Compte-rendu de la cérémonie de remise de la médaille des Justes au Pasteur Pierre Gagnier et son épouse Hélène
18 janvier 2012
Témoignage de Denise Rouire (lu par Hadrien - Arrière petit fils de Pierre et Hélène Gagnier)
Quand l’occupation allemande s’est étendue à la France entière, y compris la région de Nice qui était occupée par les Italiens, nous étions à Nice depuis Octobre 1940. Beaucoup de Juifs s’étaient réfugiés dans cette région, puisque l’occupant italien ne cherchait absolument pas à persécuter les juifs, contrairement à ce qui se passait en Italie.
Dès l’arrivée des Allemands, il y eut des arrestations de juifs. Certaines se faisaient "au faciès". Les voitures de la Gestapo roulaient très lentement. Dès que ses occupants repéraient quelqu'un qui leur semblait suspect, elle s’arrêtait et embarquait le repéré. Quand on sortait de chez soi, on ne savait pas si on reviendrait.
Après le départ de ma sœur et de mon frère vers le 15 septembre 1943 pour Valence, chez le pasteur de cette ville, mes parents et moi avons quitté Nice pour Vence, à une vingtaine de kilomètres. J’avais 19 ans.
Il y avait depuis longtemps des liens entre ma famille et les mouvements de jeunesse protestants. Mon frère était éclaireur unioniste, ma sœur et moi participions au groupe « fédé » .C’était un groupe d’étude et de discussion proche de l’église Réformée de Nice. Le Pasteur Gagnier et sa femme me connaissaient.
Alors que je cherchais à travailler dans un établissement protestant pour handicapés, le Pasteur Gagnier m’a proposé de venir dans sa famille comme jeune fille au pair à partir de la mi-octobre 1943..
J’habitais dans un presbytère et j’allais 2 ou 3 fois par mois voir mes parents à Vence. J’étais de cette façon, comme fondue dans la paroisse protestante. Je n’étais pas à l’abri d’une dénonciation et j’étais bien consciente que mon arrestation aurait entraîné celle du pasteur et de sa femme.
Jamais, à aucun moment, je n’ai entendu ce couple faire une quelconque allusion au danger que je représentais pour eux.
Je n’ai su qu’après la libération un peu des activités clandestines du Pasteur Gagnier.
Pendant l’occupation, il était de règle de ne poser aucune question - moins on en savait, et mieux cela valait.

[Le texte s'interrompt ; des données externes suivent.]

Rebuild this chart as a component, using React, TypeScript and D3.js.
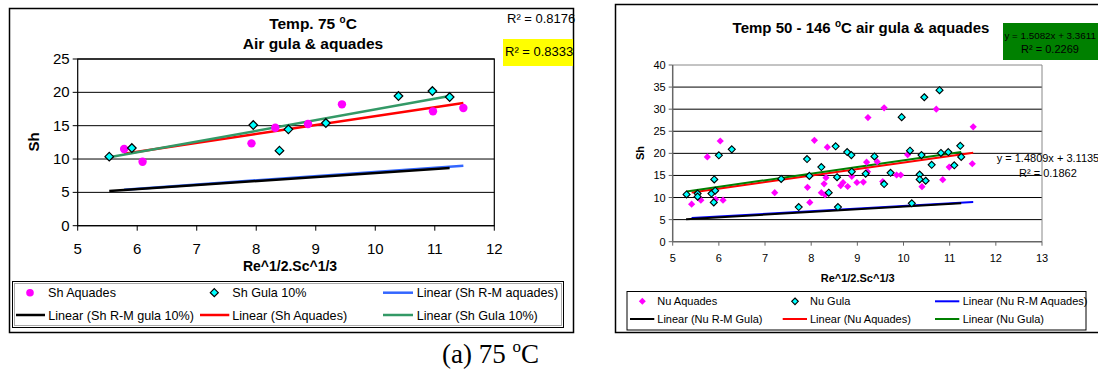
import React from "react";
import * as d3 from "d3";

// ---------- Left chart (75 °C) ----------
const shAquadesX = [5.78, 6.09, 7.92, 8.32, 8.87, 9.44, 10.97, 11.48];
const shAquadesY = [11.5, 9.6, 12.35, 14.7, 15.25, 18.2, 17.15, 17.65];
const shGulaX = [5.53, 5.91, 7.95, 8.39, 8.54, 9.17, 10.39, 10.96, 11.25];
const shGulaY = [10.35, 11.65, 15.1, 11.25, 14.45, 15.4, 19.45, 20.2, 19.3];
// trend lines: [x0, x1], [y0, y1]
const lRMAquadesX = [5.78, 11.48];
const lRMAquadesY = [5.4, 9.0];
const lRMGulaX = [5.53, 11.25];
const lRMGulaY = [5.2, 8.65];
const lAquadesX = [5.78, 11.48];
const lAquadesY = [10.8, 18.4];
const lGulaX = [5.53, 11.25];
const lGulaY = [10.25, 19.45];
const leftXTicks = [5, 6, 7, 8, 9, 10, 11, 12];
const leftYTicks = [0, 5, 10, 15, 20, 25];

// ---------- Right chart (50 - 146 °C) ----------
const nuAquadesX = [5.41, 5.61, 5.75, 5.93, 6.03, 6.09, 7.21, 7.92, 7.97, 8.07, 8.22, 8.28, 8.30, 8.32, 8.35, 8.64, 8.69, 8.79, 8.88, 8.99, 9.13, 9.20, 9.22, 9.23, 9.43, 9.55, 9.58, 9.85, 9.94, 10.09, 10.40, 10.71, 10.85, 10.99, 11.49, 11.51];
const nuAquadesY = [8.5, 9.4, 19.2, 9.6, 22.8, 9.4, 11.1, 12.3, 8.9, 22.95, 11.1, 13.1, 10.6, 14.5, 21.4, 12.7, 13.4, 12.5, 14.8, 13.4, 13.5, 18.0, 15.85, 28.1, 18.1, 13.6, 30.3, 15.1, 15.1, 19.7, 12.45, 30.0, 14.05, 16.9, 17.65, 26.0];
const nuGulaX = [5.30, 5.54, 5.54, 5.84, 5.89, 5.90, 5.92, 6.00, 6.28, 7.35, 7.73, 7.91, 7.96, 8.22, 8.38, 8.53, 8.56, 8.58, 8.78, 8.87, 8.88, 9.18, 9.37, 9.58, 9.72, 9.96, 10.14, 10.18, 10.35, 10.35, 10.39, 10.45, 10.48, 10.61, 10.78, 10.81, 10.97, 11.10, 11.23, 11.25];
const nuGulaY = [10.7, 10.9, 10.2, 10.9, 8.9, 14.1, 11.55, 19.55, 20.9, 14.2, 7.85, 18.7, 14.9, 16.9, 11.1, 21.6, 14.6, 7.85, 20.3, 19.6, 15.85, 15.4, 19.3, 13.05, 15.6, 28.2, 20.6, 8.7, 15.2, 14.1, 19.6, 32.7, 13.8, 17.4, 34.3, 20.1, 20.3, 17.3, 21.7, 19.2];
const rRMAquadesX = [5.41, 11.51];
const rRMAquadesY = [5.35, 9.0];
const rRMGulaX = [5.29, 11.25];
const rRMGulaY = [5.1, 8.7];
const rAquadesSlope = 1.4809;
const rAquadesIntercept = 3.1135;
const rAquadesX = [5.41, 11.51];
const rGulaSlope = 1.5082;
const rGulaIntercept = 3.3611;
const rGulaX = [5.30, 11.25];
const rightXTicks = [5, 6, 7, 8, 9, 10, 11, 12, 13];
const rightYTicks = [0, 5, 10, 15, 20, 25, 30, 35, 40];

const FONT = "Liberation Sans, Arial, sans-serif";

const diamond = (s: number) => `M0,${-s}L${s},0L0,${s}L${-s},0Z`;

function LeftChart() {
  const x = d3.scaleLinear().domain([5, 12]).range([77.7, 494.3]);
  const y = d3.scaleLinear().domain([0, 25]).range([225.7, 59]);
  const line = (xs: number[], ys: number[]) =>
    d3.line<number>().x((d) => x(xs[d])).y((d) => y(ys[d]))(xs.map((_, i) => i)) || "";
  const LF = 12.6;
  return (
    <g fontFamily={FONT}>
      <rect x={9.5} y={8.5} width={564} height={324} fill="#fff" stroke="#000" strokeWidth={1.5} />
      <text x={313} y={29} textAnchor="middle" fontSize={15.5} fontWeight="bold">
        Temp. 75 <tspan fontSize={10} dy={-6}>o</tspan><tspan dy={6}>C</tspan>
      </text>
      <text x={313} y={49} textAnchor="middle" fontSize={15.5} fontWeight="bold">Air gula &amp; aquades</text>
      <text x={507} y={23} fontSize={13}>R² = 0.8176</text>
      <rect x={503} y={39} width={70} height={27} fill="#ffff00" />
      <text x={505} y={56} fontSize={13}>R² = 0.8333</text>
      {/* gridlines */}
      {leftYTicks.map((t) => (
        <line key={t} x1={x(5)} x2={x(12)} y1={y(t)} y2={y(t)} stroke="#000" strokeWidth={1} />
      ))}
      <rect x={x(5)} y={y(25)} width={x(12) - x(5)} height={y(0) - y(25)} fill="none" stroke="#000" strokeWidth={1.2} />
      {leftYTicks.map((t) => (
        <g key={t}>
          <line x1={x(5) - 5} x2={x(5)} y1={y(t)} y2={y(t)} stroke="#000" />
          <text x={x(5) - 8} y={y(t) + 5} textAnchor="end" fontSize={15}>{t}</text>
        </g>
      ))}
      {leftXTicks.map((t) => (
        <g key={t}>
          <line x1={x(t)} x2={x(t)} y1={y(0)} y2={y(0) + 5} stroke="#000" />
          <text x={x(t)} y={y(0) + 28} textAnchor="middle" fontSize={15}>{t}</text>
        </g>
      ))}
      <text transform={`translate(39,142) rotate(-90)`} textAnchor="middle" fontSize={15} fontWeight="bold">Sh</text>
      <text x={290} y={271} textAnchor="middle" fontSize={14} fontWeight="bold">Re^1/2.Sc^1/3</text>
      {/* trend lines */}
      <path d={line(lRMAquadesX, lRMAquadesY)} stroke="#3366ff" strokeWidth={2.5} fill="none" />
      <path d={line(lRMGulaX, lRMGulaY)} stroke="#000" strokeWidth={2.5} fill="none" />
      <path d={line(lAquadesX, lAquadesY)} stroke="#ff0000" strokeWidth={2.5} fill="none" />
      <path d={line(lGulaX, lGulaY)} stroke="#339966" strokeWidth={2.5} fill="none" />
      {/* points */}
      {shAquadesX.map((v, i) => (
        <circle key={"a" + i} cx={x(v)} cy={y(shAquadesY[i])} r={4.2} fill="#ff00ff" />
      ))}
      {shGulaX.map((v, i) => (
        <path key={"g" + i} d={diamond(4.3)} transform={`translate(${x(v)},${y(shGulaY[i])})`} fill="#00ffff" stroke="#000" strokeWidth={1.2} />
      ))}
      {/* legend */}
      <rect x={12.5} y={281.5} width={551} height={46} fill="#fff" stroke="#000" strokeWidth={1} />
      <rect x={14.5} y={283.5} width={547} height={42} fill="none" stroke="#aaa" strokeWidth={1} />
      <circle cx={30} cy={292.7} r={3.8} fill="#ff00ff" />
      <text x={48} y={297.4} fontSize={LF}>Sh Aquades</text>
      <path d={diamond(4)} transform="translate(214.3,292.7)" fill="#00ffff" stroke="#000" strokeWidth={1.2} />
      <text x={232.3} y={297.4} fontSize={LF}>Sh Gula 10%</text>
      <line x1={383} x2={413} y1={292.7} y2={292.7} stroke="#3366ff" strokeWidth={2.5} />
      <text x={416.7} y={297.4} fontSize={LF}>Linear (Sh R-M aquades)</text>
      <line x1={16} x2={45} y1={315} y2={315} stroke="#000" strokeWidth={2.5} />
      <text x={48.3} y={319.7} fontSize={LF}>Linear (Sh R-M gula 10%)</text>
      <line x1={200} x2={229.3} y1={315} y2={315} stroke="#ff0000" strokeWidth={2.5} />
      <text x={232.3} y={319.7} fontSize={LF}>Linear (Sh Aquades)</text>
      <line x1={383} x2={413} y1={315} y2={315} stroke="#339966" strokeWidth={2.5} />
      <text x={416.7} y={319.7} fontSize={LF}>Linear (Sh Gula 10%)</text>
      {/* caption */}
      <text x={442} y={363} fontSize={27} fontFamily="Liberation Serif, Times New Roman, serif">
        (a) 75 <tspan fontSize={17} dy={-11}>o</tspan><tspan dy={11}>C</tspan>
      </text>
    </g>
  );
}

function RightChart() {
  const x = d3.scaleLinear().domain([5, 13]).range([672.7, 1042]);
  const y = d3.scaleLinear().domain([0, 40]).range([241.7, 65]);
  const line = (xs: number[], ys: number[]) =>
    d3.line<number>().x((d) => x(xs[d])).y((d) => y(ys[d]))(xs.map((_, i) => i)) || "";
  const fitLine = (xs: number[], m: number, b: number) => line(xs, xs.map((v) => m * v + b));
  return (
    <g fontFamily={FONT}>
      <rect x={615.5} y={4.5} width={500} height={328} fill="#fff" stroke="#000" strokeWidth={1.5} />
      <text x={861} y={33} textAnchor="middle" fontSize={15} fontWeight="bold">
        Temp 50 - 146 <tspan fontSize={10} dy={-6}>o</tspan><tspan dy={6}>C air gula &amp; aquades</tspan>
      </text>
      <rect x={1003} y={23} width={100} height={37} fill="#008000" />
      <text x={1004.5} y={38.5} fontSize={9.8}>y = 1.5082x + 3.3611</text>
      <text x={1050} y={53} textAnchor="middle" fontSize={11}>R² = 0.2269</text>
      {rightYTicks.filter((t) => t > 0 && t < 40).map((t) => (
        <line key={t} x1={x(5)} x2={x(13)} y1={y(t)} y2={y(t)} stroke="#000" strokeWidth={1} />
      ))}
      <line x1={x(5)} x2={x(13)} y1={y(40)} y2={y(40)} stroke="#888" strokeWidth={1} />
      <line x1={x(13)} x2={x(13)} y1={y(40)} y2={y(0)} stroke="#888" strokeWidth={1} />
      <line x1={x(5)} x2={x(5)} y1={y(40)} y2={y(0)} stroke="#666" strokeWidth={1.5} />
      <line x1={x(5)} x2={x(13)} y1={y(0)} y2={y(0)} stroke="#666" strokeWidth={1.5} />
      {rightYTicks.map((t) => (
        <g key={t}>
          <line x1={x(5) - 4} x2={x(5)} y1={y(t)} y2={y(t)} stroke="#666" />
          <text x={x(5) - 7} y={y(t) + 4} textAnchor="end" fontSize={11}>{t}</text>
        </g>
      ))}
      {rightXTicks.map((t) => (
        <g key={t}>
          <line x1={x(t)} x2={x(t)} y1={y(0)} y2={y(0) + 4} stroke="#666" />
          <text x={x(t)} y={y(0) + 20} textAnchor="middle" fontSize={11}>{t}</text>
        </g>
      ))}
      <text transform={`translate(644,153) rotate(-90)`} textAnchor="middle" fontSize={11} fontWeight="bold">Sh</text>
      <text x={857.7} y={282} textAnchor="middle" fontSize={11} fontWeight="bold">Re^1/2.Sc^1/3</text>
      {/* trend lines */}
      <path d={line(rRMAquadesX, rRMAquadesY)} stroke="#0000ff" strokeWidth={2} fill="none" />
      <path d={line(rRMGulaX, rRMGulaY)} stroke="#000" strokeWidth={2} fill="none" />
      <path d={fitLine(rAquadesX, rAquadesSlope, rAquadesIntercept)} stroke="#ff0000" strokeWidth={2} fill="none" />
      <path d={fitLine(rGulaX, rGulaSlope, rGulaIntercept)} stroke="#008000" strokeWidth={2} fill="none" />
      {/* points */}
      {nuAquadesX.map((v, i) => (
        <path key={"a" + i} d={diamond(3.6)} transform={`translate(${x(v)},${y(nuAquadesY[i])})`} fill="#ff00ff" />
      ))}
      {nuGulaX.map((v, i) => (
        <path key={"g" + i} d={diamond(3.5)} transform={`translate(${x(v)},${y(nuGulaY[i])})`} fill="#00ffff" stroke="#000" strokeWidth={1.1} />
      ))}
      <text x={996.7} y={162} fontSize={11}>y = 1.4809x + 3.1135</text>
      <text x={1019} y={177} fontSize={11}>R² = 0.1862</text>
      {/* legend */}
      <rect x={627} y={291.5} width={459} height={38.5} fill="#fff" stroke="#000" strokeWidth={1} />
      <path d={diamond(3.5)} transform="translate(642.3,301.3)" fill="#ff00ff" />
      <text x={657.3} y={305.3} fontSize={11}>Nu Aquades</text>
      <path d={diamond(3.3)} transform="translate(795,301.3)" fill="#00ffff" stroke="#000" strokeWidth={1.1} />
      <text x={810} y={305.3} fontSize={11}>Nu Gula</text>
      <line x1={935} x2={959.3} y1={301.3} y2={301.3} stroke="#0000ff" strokeWidth={2} />
      <text x={962.7} y={305.3} fontSize={11}>Linear (Nu R-M Aquades)</text>
      <line x1={630} x2={654.3} y1={319} y2={319} stroke="#000" strokeWidth={2} />
      <text x={657.3} y={323} fontSize={11}>Linear (Nu R-M Gula)</text>
      <line x1={782.7} x2={807} y1={319} y2={319} stroke="#ff0000" strokeWidth={2} />
      <text x={810} y={323} fontSize={11}>Linear (Nu Aquades)</text>
      <line x1={935} x2={959.3} y1={319} y2={319} stroke="#008000" strokeWidth={2} />
      <text x={962.7} y={323} fontSize={11}>Linear (Nu Gula)</text>
    </g>
  );
}

export default function App() {
  return (
    <div style={{ position: "absolute", left: 0, top: 0, width: 1098, height: 371, overflow: "hidden", background: "#fff" }}>
      <svg width={1098} height={371} style={{ display: "block" }}>
        <rect width={1098} height={371} fill="#fff" />
        <LeftChart />
        <RightChart />
      </svg>
    </div>
  );
}
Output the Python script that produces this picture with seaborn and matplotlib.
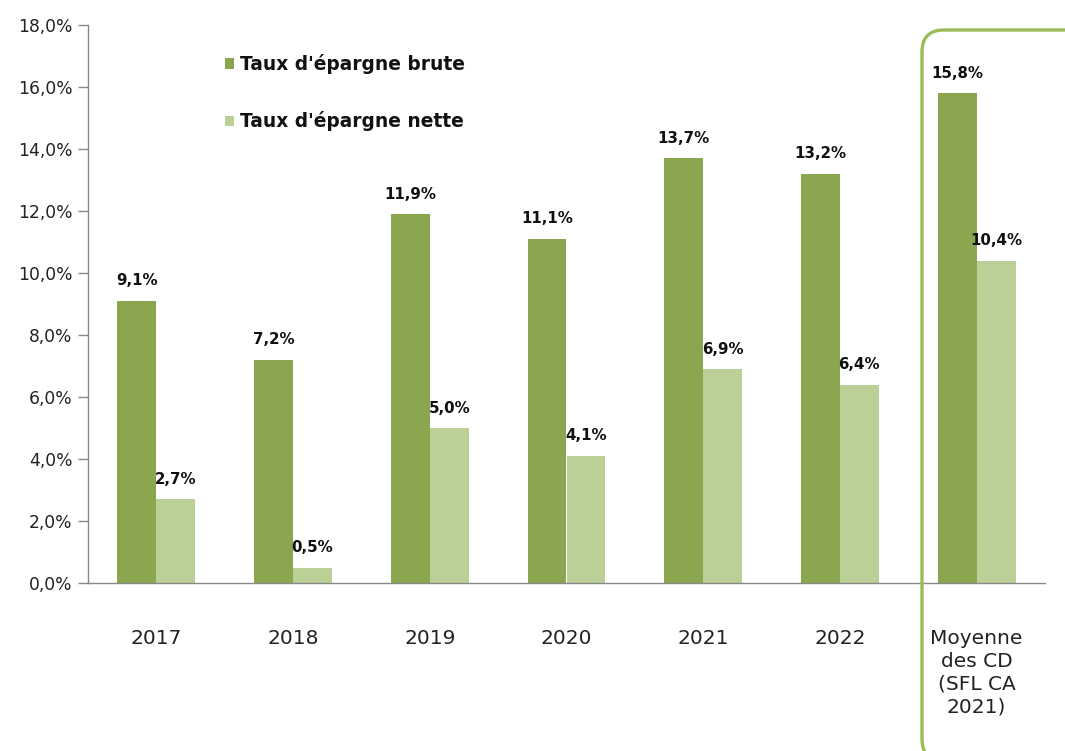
import matplotlib
matplotlib.use("Agg")
import matplotlib.pyplot as plt
import seaborn as sns
import pandas as pd
import numpy as np
from matplotlib.patches import FancyBboxPatch
from matplotlib.transforms import IdentityTransform
from matplotlib.ticker import FixedLocator

categories = ["2017", "2018", "2019", "2020", "2021", "2022", "Moyenne\ndes CD\n(SFL CA\n2021)"]
brute = [9.1, 7.2, 11.9, 11.1, 13.7, 13.2, 15.8]
nette = [2.7, 0.5, 5.0, 4.1, 6.9, 6.4, 10.4]
series = ["Taux d'épargne brute", "Taux d'épargne nette"]
yticks = [0, 2, 4, 6, 8, 10, 12, 14, 16, 18]

df = pd.DataFrame({
    "cat": categories * 2,
    "val": brute + nette,
    "serie": [series[0]] * len(categories) + [series[1]] * len(categories),
})

sns.set_style("white")
plt.rcParams["font.family"] = ["DejaVu Sans"]

fig = plt.figure(figsize=(10.65, 7.51), dpi=100)
ax = fig.add_axes([88 / 1065, 1 - 583 / 751, (1045 - 88) / 1065, (583 - 25) / 751])

colors = ["#8AA64F", "#BBD097"]
sns.barplot(data=df, x="cat", y="val", hue="serie", palette=colors, width=0.57,
            saturation=1, ax=ax, legend=True, linewidth=0)

ax.set_xlim(-0.5, len(categories) - 0.5)
ax.set_ylim(0, 18)
ax.set_yticks(yticks)
ax.set_yticklabels([f"{v},0%" for v in yticks], fontsize=12.3, color="#222222")
ax.set_xlabel("")
ax.set_ylabel("")
ax.tick_params(axis="x", length=0, pad=33, labelsize=14.5, labelcolor="#222222")
ax.xaxis.set_minor_locator(FixedLocator(np.arange(-0.5, len(categories), 1.0)))
ax.tick_params(axis="x", which="minor", length=7, color="#888888", width=1, direction="out")
ax.tick_params(axis="y", length=7, color="#888888", width=1, direction="out", left=True, pad=4)
for lab in ax.get_xticklabels():
    lab.set_linespacing(1.25)

for s in ["top", "right"]:
    ax.spines[s].set_visible(False)
for s in ["left", "bottom"]:
    ax.spines[s].set_color("#888888")
    ax.spines[s].set_linewidth(1)

for cont in ax.containers:
    ax.bar_label(cont, labels=[f"{v:.1f}%".replace(".", ",") for v in cont.datavalues],
                 padding=9, fontsize=10.8, fontweight="bold", color="#111111")

leg = ax.legend(loc="upper left", bbox_to_anchor=(0.135, 0.961), frameon=False,
                prop={"weight": "bold", "size": 13.4}, handlelength=0.5, handleheight=0.5,
                handletextpad=0.35, labelspacing=2.0, borderaxespad=0)
for t in leg.get_texts():
    t.set_color("#111111")

box = FancyBboxPatch((922, -10), 200, 751 - 30 + 10,
                     boxstyle="round,pad=0,rounding_size=22",
                     transform=IdentityTransform(), fill=False,
                     edgecolor="#9BBB59", linewidth=2.4, clip_on=False)
fig.patches.append(box)

fig.savefig("out.png", dpi=100)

Je ne peux pas, quand je pense à cette période 1943-1944, séparer les membres du couple Pierre et Hélène Gagnier. Leur rôle n’était pas identique, mais leur engagement était le même, et les risques qu’ils prenaient identiques. Pour accueillir, nourrir, cacher, réconforter, le Pasteur Gagnier devait s’appuyer sur son épouse. Elle a su venir en aide, sans jamais montrer de crainte, ou de lassitude. Elle a su ne rien dire de son angoisse permanente, elle qui savait les risques que prenait son mari. Je ne peux pas séparer dans mon souvenir les deux membres de ce couple. J’ai pour chacun d’eux la même admiration, la même reconnaissance. Leur foi les rendait forts et confiants, lucides aussi.